- _GIVEN PROBLEM_
Print the listing from its top line through the line containing "spouse_2018 = [64.8, 29.8, 5.4]", nothing more, and leave out the pictures.
%%
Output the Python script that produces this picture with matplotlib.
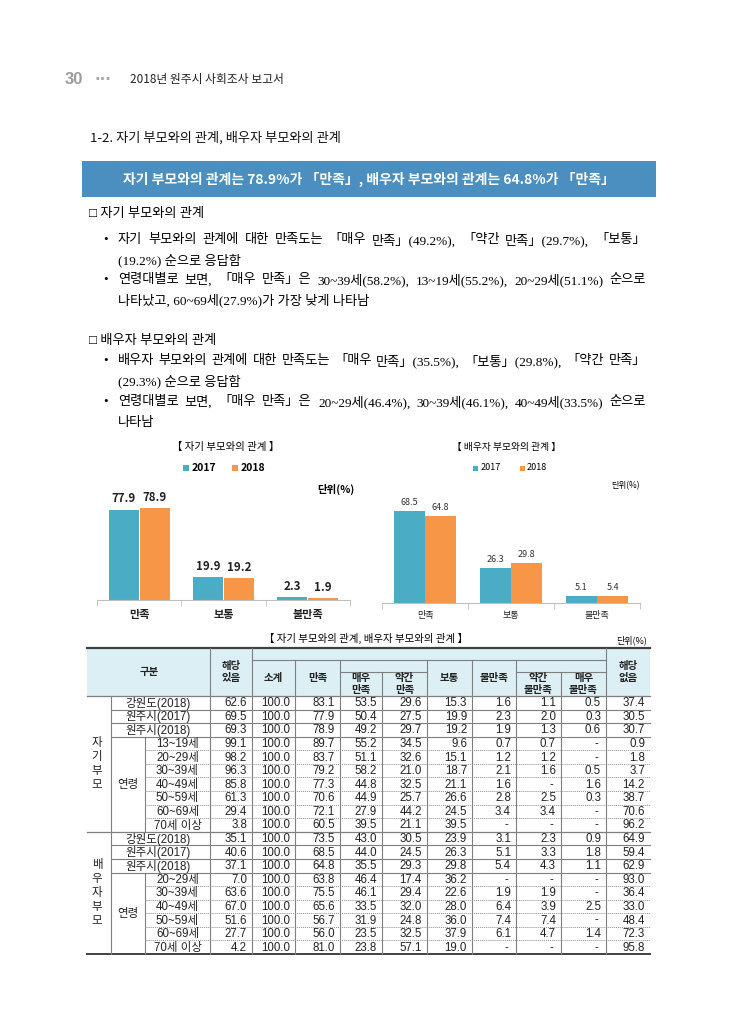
import matplotlib
matplotlib.use('Agg')
from matplotlib import pyplot as plt
from matplotlib import font_manager
from matplotlib.patches import Rectangle
import numpy as np

plt.rcParams['font.family'] = ['Noto Sans CJK KR', 'DejaVu Sans']

# ---- chart data ----
bar_categories = ['만족', '보통', '불만족']
years = ['2017', '2018']
own_2017 = [77.9, 19.9, 2.3]
own_2018 = [78.9, 19.2, 1.9]
spouse_2017 = [68.5, 26.3, 5.1]
spouse_2018 = [64.8, 29.8, 5.4]

# ---- table data ----
table_columns = ['해당\n있음', '소계', '만족', '매우\n만족', '약간\n만족', '보통',
                 '불만족', '약간\n불만족', '매우\n불만족', '해당\n없음']
summary_labels = ['강원도(2018)', '원주시(2017)', '원주시(2018)']
own_age_labels = ['13~19세', '20~29세', '30~39세', '40~49세', '50~59세', '60~69세', '70세 이상']
spouse_age_labels = ['20~29세', '30~39세', '40~49세', '50~59세', '60~69세', '70세 이상']
own_rows = [
    [62.6, 100.0, 83.1, 53.5, 29.6, 15.3, 1.6, 1.1, 0.5, 37.4],
    [69.5, 100.0, 77.9, 50.4, 27.5, 19.9, 2.3, 2.0, 0.3, 30.5],
    [69.3, 100.0, 78.9, 49.2, 29.7, 19.2, 1.9, 1.3, 0.6, 30.7],
    [99.1, 100.0, 89.7, 55.2, 34.5, 9.6, 0.7, 0.7, None, 0.9],
    [98.2, 100.0, 83.7, 51.1, 32.6, 15.1, 1.2, 1.2, None, 1.8],
    [96.3, 100.0, 79.2, 58.2, 21.0, 18.7, 2.1, 1.6, 0.5, 3.7],
    [85.8, 100.0, 77.3, 44.8, 32.5, 21.1, 1.6, None, 1.6, 14.2],
    [61.3, 100.0, 70.6, 44.9, 25.7, 26.6, 2.8, 2.5, 0.3, 38.7],
    [29.4, 100.0, 72.1, 27.9, 44.2, 24.5, 3.4, 3.4, None, 70.6],
    [3.8, 100.0, 60.5, 39.5, 21.1, 39.5, None, None, None, 96.2],
]
spouse_rows = [
    [35.1, 100.0, 73.5, 43.0, 30.5, 23.9, 3.1, 2.3, 0.9, 64.9],
    [40.6, 100.0, 68.5, 44.0, 24.5, 26.3, 5.1, 3.3, 1.8, 59.4],
    [37.1, 100.0, 64.8, 35.5, 29.3, 29.8, 5.4, 4.3, 1.1, 62.9],
    [7.0, 100.0, 63.8, 46.4, 17.4, 36.2, None, None, None, 93.0],
    [63.6, 100.0, 75.5, 46.1, 29.4, 22.6, 1.9, 1.9, None, 36.4],
    [67.0, 100.0, 65.6, 33.5, 32.0, 28.0, 6.4, 3.9, 2.5, 33.0],
    [51.6, 100.0, 56.7, 31.9, 24.8, 36.0, 7.4, 7.4, None, 48.4],
    [27.7, 100.0, 56.0, 23.5, 32.5, 37.9, 6.1, 4.7, 1.4, 72.3],
    [4.2, 100.0, 81.0, 23.8, 57.1, 19.0, None, None, None, 95.8],
]

TEAL = '#4BACC6'
ORANGE = '#F79646'
W, H = 730, 1024

installed = {f.name for f in font_manager.fontManager.ttflist}
NARROW = 'Liberation Sans Narrow' if 'Liberation Sans Narrow' in installed else 'Liberation Sans'
NUM_FONT = [NARROW, 'Noto Sans CJK KR']
BODY_FONT = ['Liberation Serif', 'Noto Sans CJK KR']

fig = plt.figure(figsize=(W / 100, H / 100), dpi=100)
ax = fig.add_axes([0, 0, 1, 1])
ax.set_xlim(0, W)
ax.set_ylim(H, 0)
ax.axis('off')


def px_rect(x0, y0, x1, y1):
    return [x0 / W, 1 - y1 / H, (x1 - x0) / W, (y1 - y0) / H]


def justified(x0, x1, y, s, **kw):
    # spread the words of one line over x0..x1
    renderer = fig.canvas.get_renderer()
    words = s.split(' ')
    texts, widths = [], []
    for w in words:
        t = ax.text(x0, y, w, va='center', **kw)
        texts.append(t)
        widths.append(t.get_window_extent(renderer=renderer).width)
    gap = (x1 - x0 - sum(widths)) / max(len(words) - 1, 1)
    x = x0
    for t, wd in zip(texts, widths):
        t.set_x(x)
        x += wd + gap


# ---- page header ----
ax.text(65, 80, '30', fontsize=12, fontweight='bold', color='#9b9b9b', va='center',
        family=['Liberation Sans'])
ax.text(95, 79, '···', fontsize=11, fontweight='bold', color='#a6a6b0', va='center',
        family=['DejaVu Sans'])
ax.text(130, 80, '2018년 원주시 사회조사 보고서', fontsize=8.5, color='#222222', va='center')
ax.text(90, 138, '1-2. 자기 부모와의 관계, 배우자 부모와의 관계', fontsize=9.5, color='#111111',
        va='center')

ax.add_patch(Rectangle((82, 161), 574, 36, facecolor='#4A8FBF', edgecolor='none'))
ax.text(369, 179, '자기 부모와의 관계는 78.9%가 「만족」, 배우자 부모와의 관계는 64.8%가 「만족」',
        fontsize=10, fontweight='bold', color='white', ha='center', va='center')

# ---- summary text ----
fs = 9.5
ax.text(89, 214, '□ 자기 부모와의 관계', fontsize=fs, va='center', family=BODY_FONT)
ax.text(103, 240, '•', fontsize=fs, va='center', family=BODY_FONT)
justified(118, 646, 240, '자기 부모와의 관계에 대한 만족도는 「매우 만족」(49.2%), 「약간 만족」(29.7%), 「보통」',
          fontsize=fs, family=BODY_FONT)
ax.text(118, 260, '(19.2%) 순으로 응답함', fontsize=fs, va='center', family=BODY_FONT)
ax.text(103, 280, '•', fontsize=fs, va='center', family=BODY_FONT)
justified(118, 646, 280, '연령대별로 보면, 「매우 만족」은 30~39세(58.2%), 13~19세(55.2%), 20~29세(51.1%) 순으로',
          fontsize=fs, family=BODY_FONT)
ax.text(118, 300, '나타났고, 60~69세(27.9%)가 가장 낮게 나타남', fontsize=fs, va='center',
        family=BODY_FONT)

ax.text(89, 341, '□ 배우자 부모와의 관계', fontsize=fs, va='center', family=BODY_FONT)
ax.text(103, 361, '•', fontsize=fs, va='center', family=BODY_FONT)
justified(118, 646, 361, '배우자 부모와의 관계에 대한 만족도는 「매우 만족」(35.5%), 「보통」(29.8%), 「약간 만족」',
          fontsize=fs, family=BODY_FONT)
ax.text(118, 381, '(29.3%) 순으로 응답함', fontsize=fs, va='center', family=BODY_FONT)
ax.text(103, 402, '•', fontsize=fs, va='center', family=BODY_FONT)
justified(118, 646, 402, '연령대별로 보면, 「매우 만족」은 20~29세(46.4%), 30~39세(46.1%), 40~49세(33.5%) 순으로',
          fontsize=fs, family=BODY_FONT)
ax.text(118, 423, '나타남', fontsize=fs, va='center', family=BODY_FONT)


# ---- bar charts ----
def bar_chart(rect, ymax, v17, v18, bold, lab_fs, cat_fs, lab_color):
    bx = fig.add_axes(rect)
    x = np.arange(len(bar_categories))
    b1 = bx.bar(x - 0.183, v17, width=0.355, color=TEAL)
    b2 = bx.bar(x + 0.183, v18, width=0.355, color=ORANGE)
    weight = 'bold' if bold else 'normal'
    for b in (b1, b2):
        bx.bar_label(b, fmt='%.1f', padding=3, fontsize=lab_fs, fontweight=weight, color=lab_color)
    bx.set_xlim(-0.5, len(bar_categories) - 0.5)
    bx.set_ylim(0, ymax)
    bx.set_yticks([])
    for s in ('top', 'left', 'right'):
        bx.spines[s].set_visible(False)
    bx.spines['bottom'].set_color('#bfbfbf')
    bx.set_xticks(x, bar_categories, fontsize=cat_fs, fontweight=weight, color='#222222')
    bx.tick_params(axis='x', which='major', length=0, pad=6)
    bx.set_xticks(np.arange(len(bar_categories) + 1) - 0.5, minor=True)
    bx.tick_params(axis='x', which='minor', length=4, color='#bfbfbf')
    bx.patch.set_alpha(0)
    return bx


bar_chart(px_rect(97, 470, 350, 600), 112, own_2017, own_2018, True, 8.3, 8, '#222222')
bar_chart(px_rect(382, 470, 640, 603), 99, spouse_2017, spouse_2018, False, 6.5, 6.5, '#333333')

ax.text(226, 447, '【 자기 부모와의 관계 】', fontsize=7.5, ha='center', va='center')
ax.add_patch(Rectangle((183, 465), 6, 6, facecolor=TEAL))
ax.text(192, 468, years[0], fontsize=7.5, fontweight='bold', va='center')
ax.add_patch(Rectangle((232, 465), 6, 6, facecolor=ORANGE))
ax.text(241, 468, years[1], fontsize=7.5, fontweight='bold', va='center')
ax.text(354, 489, '단위(%)', fontsize=7.5, fontweight='bold', ha='right', va='center')

ax.text(506, 447, '【 배우자 부모와의 관계 】', fontsize=7, ha='center', va='center')
ax.add_patch(Rectangle((473, 466), 5, 5, facecolor=TEAL))
ax.text(481, 468, years[0], fontsize=6.5, va='center')
ax.add_patch(Rectangle((520, 466), 5, 5, facecolor=ORANGE))
ax.text(527, 468, years[1], fontsize=6.5, va='center')
ax.text(640, 486, '단위(%)', fontsize=6, ha='right', va='center')

# ---- table ----
ax.text(366, 638, '【 자기 부모와의 관계, 배우자 부모와의 관계 】', fontsize=7.5, ha='center', va='center')
ax.text(647, 640, '단위(%)', fontsize=6.5, ha='right', va='center')

L, R = 87, 650
TOP, HB = 648, 696
BOTTOM = 954
c1, c2, c3 = 111, 145, 210
edges = [210, 252, 295, 340, 382, 427, 472, 516, 561, 606, 650]
row_h = (BOTTOM - HB) / (len(own_rows) + len(spouse_rows))
line_c = '#7f7f7f'

ax.add_patch(Rectangle((L, TOP), R - L, HB - TOP, facecolor='#DCEFF4', edgecolor='none'))
ax.plot([L, R], [TOP, TOP], color='#404040', lw=1.6)
ax.plot([L, R], [HB, HB], color=line_c, lw=0.9)
ax.plot([L, R], [BOTTOM, BOTTOM], color='#404040', lw=1.4)

# header grid
ax.plot([252, 606], [660, 660], color=line_c, lw=0.8)
ax.plot([340, 427], [672, 672], color=line_c, lw=0.8)
ax.plot([516, 606], [672, 672], color=line_c, lw=0.8)
for xv in (210, 252, 606):
    ax.plot([xv, xv], [TOP, BOTTOM], color=line_c, lw=0.8)
for xv in (295, 340, 427, 472, 516):
    ax.plot([xv, xv], [660, BOTTOM], color=line_c, lw=0.8)
for xv in (382, 561):
    ax.plot([xv, xv], [672, BOTTOM], color=line_c, lw=0.8)

hdr_kw = dict(fontsize=7.5, fontweight='bold', ha='center', va='center', linespacing=1.15,
              color='#222222')
ax.text((L + c3) / 2 + 1, 672, '구분', **hdr_kw)
for i, name in enumerate(table_columns):
    cx = (edges[i] + edges[i + 1]) / 2
    if i in (0, 9):
        cy = 672
    elif i in (3, 4, 7, 8):
        cy = 684
    else:
        cy = 678
    ax.text(cx, cy, name, **hdr_kw)


def draw_block(y0, rows, age_labels, group_label):
    n = len(rows)
    y_end = y0 + n * row_h
    ax.plot([c1, c1], [y0, y_end], color=line_c, lw=0.8)
    age_top = y0 + len(summary_labels) * row_h
    ax.plot([c2, c2], [age_top, y_end], color=line_c, lw=0.8)
    labels = summary_labels + age_labels
    for r, (lab, vals) in enumerate(zip(labels, rows)):
        yt = y0 + r * row_h
        yc = yt + row_h / 2 + 0.5
        if r < len(summary_labels):
            ax.text((c1 + c3) / 2 - 2, yc, lab, fontsize=8.3, ha='center', va='center',
                    family=NUM_FONT, color='#222222')
            ax.plot([c1, R], [yt + row_h, yt + row_h], color=line_c, lw=0.8)
        else:
            ax.text((c2 + c3) / 2, yc, lab, fontsize=8.3, ha='center', va='center',
                    family=NUM_FONT, color='#222222')
            if r < n - 1:
                ax.plot([c2, R], [yt + row_h, yt + row_h], color='#8f8f8f', lw=0.7,
                        linestyle=(0, (1, 1)))
        for i, v in enumerate(vals):
            xr = edges[i + 1] - 5
            s = '-' if v is None else f'{v:.1f}'
            ax.text(xr if v is not None else xr - 3, yc, s, fontsize=8.3, ha='right',
                    va='center', family=NUM_FONT, color='#222222')
    ax.text(97, (y0 + y_end) / 2, '\n'.join(group_label), fontsize=8.3, ha='center',
            va='center', linespacing=1.1, color='#222222')
    ax.text((c1 + c2) / 2, (age_top + y_end) / 2, '연령', fontsize=8.3, ha='center',
            va='center', color='#222222')
    return y_end


y_mid = draw_block(HB, own_rows, own_age_labels, '자기부모')
ax.plot([L, R], [y_mid, y_mid], color=line_c, lw=0.9)
draw_block(y_mid, spouse_rows, spouse_age_labels, '배우자부모')

fig.savefig('out.png', dpi=100, facecolor='white')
%%
- _ANSWER TO THE PROBLEM_
Output the Python script that produces this picture with matplotlib.
import matplotlib
matplotlib.use('Agg')
from matplotlib import pyplot as plt
from matplotlib import font_manager
from matplotlib.patches import Rectangle
import numpy as np

plt.rcParams['font.family'] = ['Noto Sans CJK KR', 'DejaVu Sans']

# ---- chart data ----
bar_categories = ['만족', '보통', '불만족']
years = ['2017', '2018']
own_2017 = [77.9, 19.9, 2.3]
own_2018 = [78.9, 19.2, 1.9]
spouse_2017 = [68.5, 26.3, 5.1]
spouse_2018 = [64.8, 29.8, 5.4]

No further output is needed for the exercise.